··· Supplied records ···

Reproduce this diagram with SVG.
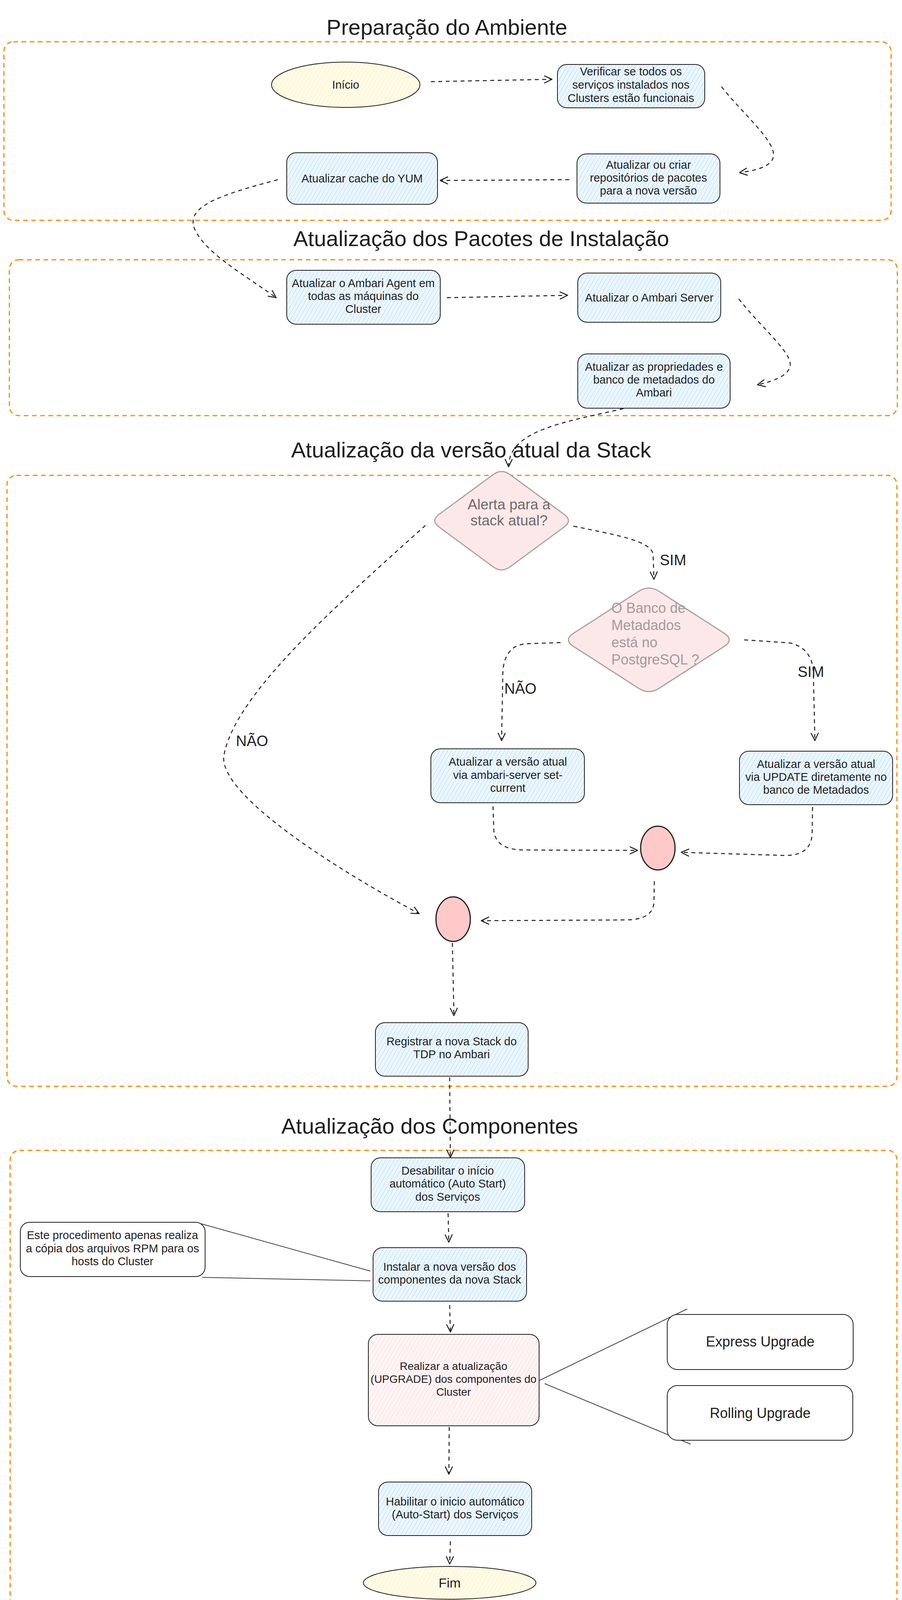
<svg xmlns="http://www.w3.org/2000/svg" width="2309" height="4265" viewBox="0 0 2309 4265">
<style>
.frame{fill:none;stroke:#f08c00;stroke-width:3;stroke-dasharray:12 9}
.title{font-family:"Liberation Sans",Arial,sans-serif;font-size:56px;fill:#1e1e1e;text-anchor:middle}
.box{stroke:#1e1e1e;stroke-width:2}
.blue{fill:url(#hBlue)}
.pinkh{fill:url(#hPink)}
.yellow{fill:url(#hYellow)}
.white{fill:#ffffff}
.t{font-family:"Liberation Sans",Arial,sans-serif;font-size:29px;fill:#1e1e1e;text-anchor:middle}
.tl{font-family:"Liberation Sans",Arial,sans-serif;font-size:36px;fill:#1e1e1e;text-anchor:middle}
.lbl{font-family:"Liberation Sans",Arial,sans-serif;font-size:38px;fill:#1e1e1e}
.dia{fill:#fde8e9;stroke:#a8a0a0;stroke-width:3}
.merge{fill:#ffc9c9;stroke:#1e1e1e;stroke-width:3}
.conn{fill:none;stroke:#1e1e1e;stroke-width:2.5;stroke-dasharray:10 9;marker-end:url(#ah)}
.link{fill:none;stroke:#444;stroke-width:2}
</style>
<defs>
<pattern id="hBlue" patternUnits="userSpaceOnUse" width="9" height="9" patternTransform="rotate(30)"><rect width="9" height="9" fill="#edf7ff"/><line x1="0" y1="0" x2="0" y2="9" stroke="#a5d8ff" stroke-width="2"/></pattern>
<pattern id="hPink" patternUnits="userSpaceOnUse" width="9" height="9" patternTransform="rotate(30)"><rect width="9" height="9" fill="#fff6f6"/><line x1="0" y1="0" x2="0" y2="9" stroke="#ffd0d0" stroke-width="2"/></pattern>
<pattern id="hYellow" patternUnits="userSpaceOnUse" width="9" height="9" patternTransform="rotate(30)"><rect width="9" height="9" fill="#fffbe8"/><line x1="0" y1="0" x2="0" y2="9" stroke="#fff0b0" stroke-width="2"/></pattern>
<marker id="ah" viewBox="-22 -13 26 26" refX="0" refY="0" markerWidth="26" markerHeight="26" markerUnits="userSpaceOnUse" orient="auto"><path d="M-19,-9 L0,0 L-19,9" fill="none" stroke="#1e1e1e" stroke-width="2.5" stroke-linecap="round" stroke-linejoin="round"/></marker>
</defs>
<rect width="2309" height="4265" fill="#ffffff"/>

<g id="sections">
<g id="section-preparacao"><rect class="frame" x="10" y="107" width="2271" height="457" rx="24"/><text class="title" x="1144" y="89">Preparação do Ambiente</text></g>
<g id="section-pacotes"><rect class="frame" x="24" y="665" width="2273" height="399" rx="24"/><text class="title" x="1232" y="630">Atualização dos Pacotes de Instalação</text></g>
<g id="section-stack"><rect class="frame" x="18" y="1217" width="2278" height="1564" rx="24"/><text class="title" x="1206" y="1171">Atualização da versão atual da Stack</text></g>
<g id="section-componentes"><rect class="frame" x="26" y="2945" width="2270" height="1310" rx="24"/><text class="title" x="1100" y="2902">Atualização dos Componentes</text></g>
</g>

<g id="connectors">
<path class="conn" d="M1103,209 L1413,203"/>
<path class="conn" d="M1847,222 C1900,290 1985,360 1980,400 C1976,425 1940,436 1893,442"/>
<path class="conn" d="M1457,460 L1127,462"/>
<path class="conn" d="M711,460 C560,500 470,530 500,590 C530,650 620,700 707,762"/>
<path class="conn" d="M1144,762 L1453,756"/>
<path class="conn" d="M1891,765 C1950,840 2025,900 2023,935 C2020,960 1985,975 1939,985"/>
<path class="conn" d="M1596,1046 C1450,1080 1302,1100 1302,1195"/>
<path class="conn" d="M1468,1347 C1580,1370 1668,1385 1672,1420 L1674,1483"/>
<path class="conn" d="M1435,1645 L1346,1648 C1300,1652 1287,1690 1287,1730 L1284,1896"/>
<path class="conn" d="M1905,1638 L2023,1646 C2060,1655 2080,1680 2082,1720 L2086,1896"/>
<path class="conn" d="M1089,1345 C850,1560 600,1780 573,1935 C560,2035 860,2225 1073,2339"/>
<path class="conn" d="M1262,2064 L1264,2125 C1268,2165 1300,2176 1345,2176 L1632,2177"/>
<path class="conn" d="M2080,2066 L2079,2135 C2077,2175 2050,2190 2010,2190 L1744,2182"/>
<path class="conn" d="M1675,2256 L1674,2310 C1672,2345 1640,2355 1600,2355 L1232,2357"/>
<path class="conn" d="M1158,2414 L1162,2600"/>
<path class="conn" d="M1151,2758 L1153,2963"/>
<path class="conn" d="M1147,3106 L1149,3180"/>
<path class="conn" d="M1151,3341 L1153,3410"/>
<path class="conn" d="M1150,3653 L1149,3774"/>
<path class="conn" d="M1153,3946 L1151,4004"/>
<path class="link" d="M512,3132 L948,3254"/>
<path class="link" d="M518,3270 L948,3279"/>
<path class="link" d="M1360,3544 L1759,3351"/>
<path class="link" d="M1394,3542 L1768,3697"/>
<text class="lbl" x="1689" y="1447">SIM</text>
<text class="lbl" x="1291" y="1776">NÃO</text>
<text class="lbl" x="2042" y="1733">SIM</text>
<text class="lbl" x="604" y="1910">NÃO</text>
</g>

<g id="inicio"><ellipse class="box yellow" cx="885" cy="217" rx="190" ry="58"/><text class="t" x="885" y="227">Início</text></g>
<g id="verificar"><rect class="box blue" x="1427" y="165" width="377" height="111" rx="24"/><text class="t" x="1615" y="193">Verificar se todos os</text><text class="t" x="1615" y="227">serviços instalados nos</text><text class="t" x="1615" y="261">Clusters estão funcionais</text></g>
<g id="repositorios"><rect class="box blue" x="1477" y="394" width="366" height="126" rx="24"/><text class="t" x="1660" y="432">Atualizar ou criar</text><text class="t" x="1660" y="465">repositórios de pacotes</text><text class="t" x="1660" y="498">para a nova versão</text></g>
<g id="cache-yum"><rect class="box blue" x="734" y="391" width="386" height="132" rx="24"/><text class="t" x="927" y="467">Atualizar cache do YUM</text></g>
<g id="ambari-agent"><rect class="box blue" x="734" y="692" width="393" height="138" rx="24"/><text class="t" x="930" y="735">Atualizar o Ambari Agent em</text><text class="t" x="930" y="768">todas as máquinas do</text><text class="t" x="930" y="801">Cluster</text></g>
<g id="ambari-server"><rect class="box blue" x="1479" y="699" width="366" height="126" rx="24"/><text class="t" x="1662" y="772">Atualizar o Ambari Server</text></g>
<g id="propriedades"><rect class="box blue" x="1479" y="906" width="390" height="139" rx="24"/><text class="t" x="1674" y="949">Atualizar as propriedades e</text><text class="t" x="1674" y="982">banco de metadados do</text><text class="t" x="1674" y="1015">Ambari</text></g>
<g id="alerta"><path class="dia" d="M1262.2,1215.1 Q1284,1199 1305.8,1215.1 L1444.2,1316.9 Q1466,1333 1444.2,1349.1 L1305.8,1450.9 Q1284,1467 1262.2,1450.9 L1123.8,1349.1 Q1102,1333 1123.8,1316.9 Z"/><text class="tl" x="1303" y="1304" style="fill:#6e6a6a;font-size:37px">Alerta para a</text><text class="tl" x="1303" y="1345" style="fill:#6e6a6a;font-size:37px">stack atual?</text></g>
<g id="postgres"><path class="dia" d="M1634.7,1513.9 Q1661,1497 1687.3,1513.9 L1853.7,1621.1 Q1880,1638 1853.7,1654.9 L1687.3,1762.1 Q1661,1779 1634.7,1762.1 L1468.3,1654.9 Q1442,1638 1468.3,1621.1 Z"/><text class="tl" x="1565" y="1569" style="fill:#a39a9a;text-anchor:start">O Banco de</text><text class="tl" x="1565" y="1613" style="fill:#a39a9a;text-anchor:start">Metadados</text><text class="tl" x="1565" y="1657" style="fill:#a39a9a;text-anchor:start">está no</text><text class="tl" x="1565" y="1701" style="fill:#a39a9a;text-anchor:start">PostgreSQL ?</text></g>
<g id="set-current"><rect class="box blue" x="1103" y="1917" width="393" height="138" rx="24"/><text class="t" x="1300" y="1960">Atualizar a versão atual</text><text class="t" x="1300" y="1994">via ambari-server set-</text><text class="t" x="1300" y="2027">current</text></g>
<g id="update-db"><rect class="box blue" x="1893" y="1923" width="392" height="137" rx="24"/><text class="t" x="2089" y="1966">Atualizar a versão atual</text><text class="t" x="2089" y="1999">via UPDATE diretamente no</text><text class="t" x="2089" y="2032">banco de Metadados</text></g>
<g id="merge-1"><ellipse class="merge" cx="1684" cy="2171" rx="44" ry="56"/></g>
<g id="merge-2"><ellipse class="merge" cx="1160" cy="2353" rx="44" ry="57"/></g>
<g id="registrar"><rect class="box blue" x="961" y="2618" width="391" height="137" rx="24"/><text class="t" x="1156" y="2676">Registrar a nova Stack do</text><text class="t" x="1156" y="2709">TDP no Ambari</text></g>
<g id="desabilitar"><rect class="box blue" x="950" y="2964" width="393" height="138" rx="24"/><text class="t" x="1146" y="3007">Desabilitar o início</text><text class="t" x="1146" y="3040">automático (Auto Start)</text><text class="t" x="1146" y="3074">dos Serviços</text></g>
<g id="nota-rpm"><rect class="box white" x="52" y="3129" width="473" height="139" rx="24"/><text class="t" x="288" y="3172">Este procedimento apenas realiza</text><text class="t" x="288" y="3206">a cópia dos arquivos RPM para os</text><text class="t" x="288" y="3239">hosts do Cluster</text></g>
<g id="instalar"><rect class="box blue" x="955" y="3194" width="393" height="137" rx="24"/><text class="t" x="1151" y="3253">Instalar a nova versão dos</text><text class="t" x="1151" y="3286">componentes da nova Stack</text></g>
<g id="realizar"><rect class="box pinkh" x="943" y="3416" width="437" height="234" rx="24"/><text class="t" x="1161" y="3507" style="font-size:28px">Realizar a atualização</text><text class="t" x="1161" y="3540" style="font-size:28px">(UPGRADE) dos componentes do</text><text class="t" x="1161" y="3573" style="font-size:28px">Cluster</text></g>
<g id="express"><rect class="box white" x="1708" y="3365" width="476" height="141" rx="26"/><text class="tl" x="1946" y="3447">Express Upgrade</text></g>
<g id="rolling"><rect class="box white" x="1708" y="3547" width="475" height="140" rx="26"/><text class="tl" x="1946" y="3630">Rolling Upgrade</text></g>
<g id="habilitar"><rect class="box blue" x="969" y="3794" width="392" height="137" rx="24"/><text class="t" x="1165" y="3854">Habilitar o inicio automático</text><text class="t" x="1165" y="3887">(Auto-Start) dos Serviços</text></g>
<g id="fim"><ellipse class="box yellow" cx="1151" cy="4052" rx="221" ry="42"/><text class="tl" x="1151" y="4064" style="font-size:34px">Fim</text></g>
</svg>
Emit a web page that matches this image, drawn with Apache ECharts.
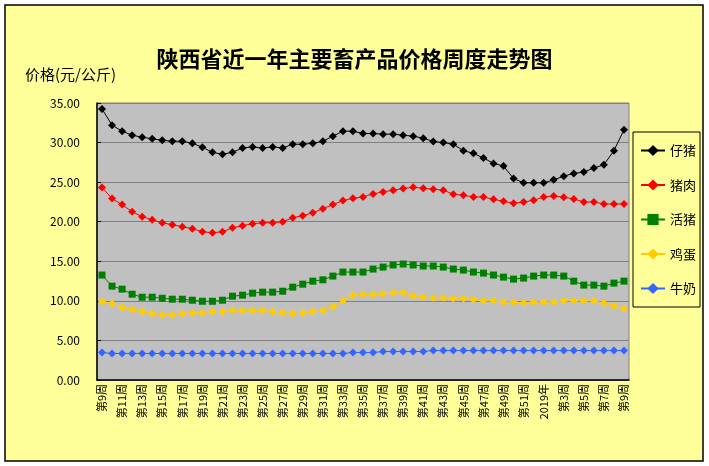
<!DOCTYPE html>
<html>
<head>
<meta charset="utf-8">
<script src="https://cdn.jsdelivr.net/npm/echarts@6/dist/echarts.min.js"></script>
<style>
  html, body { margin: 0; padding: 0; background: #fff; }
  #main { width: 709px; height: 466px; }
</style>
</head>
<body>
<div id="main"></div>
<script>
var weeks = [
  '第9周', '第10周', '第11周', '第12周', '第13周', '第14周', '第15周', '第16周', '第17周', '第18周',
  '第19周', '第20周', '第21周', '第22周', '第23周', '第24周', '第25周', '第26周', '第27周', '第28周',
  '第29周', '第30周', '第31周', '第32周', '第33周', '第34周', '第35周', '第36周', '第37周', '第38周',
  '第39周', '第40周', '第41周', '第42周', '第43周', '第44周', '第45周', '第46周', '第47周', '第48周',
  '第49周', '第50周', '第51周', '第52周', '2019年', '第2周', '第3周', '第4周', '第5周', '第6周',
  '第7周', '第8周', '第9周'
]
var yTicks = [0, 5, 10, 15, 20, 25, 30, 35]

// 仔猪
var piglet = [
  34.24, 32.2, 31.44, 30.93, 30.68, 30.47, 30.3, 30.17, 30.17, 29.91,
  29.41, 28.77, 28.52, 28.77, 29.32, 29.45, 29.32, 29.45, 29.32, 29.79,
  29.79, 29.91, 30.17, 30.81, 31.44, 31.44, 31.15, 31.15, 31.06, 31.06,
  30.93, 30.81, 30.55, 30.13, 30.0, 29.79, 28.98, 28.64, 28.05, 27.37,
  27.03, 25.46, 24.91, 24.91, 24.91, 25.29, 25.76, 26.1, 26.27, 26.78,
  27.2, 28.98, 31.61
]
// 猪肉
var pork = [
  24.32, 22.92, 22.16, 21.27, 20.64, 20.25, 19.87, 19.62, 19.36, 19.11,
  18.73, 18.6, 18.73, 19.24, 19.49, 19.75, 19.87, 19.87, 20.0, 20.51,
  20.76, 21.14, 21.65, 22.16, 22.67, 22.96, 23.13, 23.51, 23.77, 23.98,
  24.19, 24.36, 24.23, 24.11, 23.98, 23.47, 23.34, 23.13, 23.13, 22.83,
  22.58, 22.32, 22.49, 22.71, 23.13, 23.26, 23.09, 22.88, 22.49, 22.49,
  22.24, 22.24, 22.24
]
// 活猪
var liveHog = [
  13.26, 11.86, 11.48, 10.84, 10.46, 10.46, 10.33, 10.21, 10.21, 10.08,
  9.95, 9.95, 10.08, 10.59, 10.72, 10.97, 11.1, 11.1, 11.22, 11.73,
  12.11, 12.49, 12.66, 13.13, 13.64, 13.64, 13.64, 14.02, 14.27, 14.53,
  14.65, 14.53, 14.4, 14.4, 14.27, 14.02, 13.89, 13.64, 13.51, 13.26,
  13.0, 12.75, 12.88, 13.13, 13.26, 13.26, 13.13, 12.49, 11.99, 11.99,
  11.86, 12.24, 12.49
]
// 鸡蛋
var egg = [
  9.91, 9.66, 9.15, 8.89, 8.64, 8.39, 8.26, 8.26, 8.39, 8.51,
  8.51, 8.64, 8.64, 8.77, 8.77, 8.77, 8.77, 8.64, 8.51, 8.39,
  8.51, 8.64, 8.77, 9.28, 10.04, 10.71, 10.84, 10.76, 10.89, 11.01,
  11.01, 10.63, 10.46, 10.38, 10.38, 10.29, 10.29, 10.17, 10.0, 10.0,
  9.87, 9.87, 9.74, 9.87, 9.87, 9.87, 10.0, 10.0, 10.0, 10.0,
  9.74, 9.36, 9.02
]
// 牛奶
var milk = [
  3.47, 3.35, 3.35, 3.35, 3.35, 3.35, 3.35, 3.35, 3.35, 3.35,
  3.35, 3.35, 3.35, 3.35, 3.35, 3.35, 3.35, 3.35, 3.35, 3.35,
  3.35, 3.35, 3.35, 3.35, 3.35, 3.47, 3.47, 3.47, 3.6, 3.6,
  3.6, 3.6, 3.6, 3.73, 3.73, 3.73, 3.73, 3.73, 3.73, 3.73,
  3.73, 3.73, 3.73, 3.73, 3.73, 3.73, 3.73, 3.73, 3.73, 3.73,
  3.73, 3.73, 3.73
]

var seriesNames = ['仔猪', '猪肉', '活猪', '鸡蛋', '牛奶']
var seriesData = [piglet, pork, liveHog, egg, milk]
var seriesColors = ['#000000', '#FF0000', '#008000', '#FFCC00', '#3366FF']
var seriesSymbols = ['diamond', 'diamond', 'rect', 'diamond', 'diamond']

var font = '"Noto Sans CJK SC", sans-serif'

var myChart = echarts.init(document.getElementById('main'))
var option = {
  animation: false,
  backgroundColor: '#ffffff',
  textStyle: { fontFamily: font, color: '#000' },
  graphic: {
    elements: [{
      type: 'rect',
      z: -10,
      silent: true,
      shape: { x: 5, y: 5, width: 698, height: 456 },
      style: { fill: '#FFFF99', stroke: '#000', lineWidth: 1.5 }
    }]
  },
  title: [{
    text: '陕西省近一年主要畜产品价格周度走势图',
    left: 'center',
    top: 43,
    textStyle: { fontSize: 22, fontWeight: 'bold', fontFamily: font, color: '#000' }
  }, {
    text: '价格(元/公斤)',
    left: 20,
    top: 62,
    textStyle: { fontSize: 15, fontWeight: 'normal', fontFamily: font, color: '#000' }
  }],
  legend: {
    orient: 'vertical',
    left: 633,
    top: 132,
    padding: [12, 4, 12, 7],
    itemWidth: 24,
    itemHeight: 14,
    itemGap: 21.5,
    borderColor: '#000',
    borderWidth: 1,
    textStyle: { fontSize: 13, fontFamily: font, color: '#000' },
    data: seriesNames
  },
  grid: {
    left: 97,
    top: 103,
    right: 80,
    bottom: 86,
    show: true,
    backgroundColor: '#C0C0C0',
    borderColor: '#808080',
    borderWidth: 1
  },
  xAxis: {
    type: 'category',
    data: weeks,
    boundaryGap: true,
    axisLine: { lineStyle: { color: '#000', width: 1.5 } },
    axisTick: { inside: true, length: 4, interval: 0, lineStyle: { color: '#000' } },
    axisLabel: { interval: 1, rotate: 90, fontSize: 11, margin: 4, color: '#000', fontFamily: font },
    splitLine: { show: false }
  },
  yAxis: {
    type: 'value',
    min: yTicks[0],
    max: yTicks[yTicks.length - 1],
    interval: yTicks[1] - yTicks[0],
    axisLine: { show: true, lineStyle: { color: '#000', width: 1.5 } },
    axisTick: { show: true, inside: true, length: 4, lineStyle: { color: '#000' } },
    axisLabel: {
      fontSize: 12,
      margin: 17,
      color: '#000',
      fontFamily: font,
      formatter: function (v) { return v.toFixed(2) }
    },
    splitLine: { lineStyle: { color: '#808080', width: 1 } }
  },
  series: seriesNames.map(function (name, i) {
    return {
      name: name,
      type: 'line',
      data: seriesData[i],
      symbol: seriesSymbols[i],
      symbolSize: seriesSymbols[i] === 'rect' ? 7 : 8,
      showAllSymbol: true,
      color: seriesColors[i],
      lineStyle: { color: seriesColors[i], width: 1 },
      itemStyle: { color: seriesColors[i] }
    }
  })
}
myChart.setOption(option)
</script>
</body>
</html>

···

[To be done]: Using the listing above, locate the lines that hold "this" and copy each one.

[Task response]:
Reproduce this diagram with SVG.
Emit a web page that matches this image, drawn with Apache ECharts.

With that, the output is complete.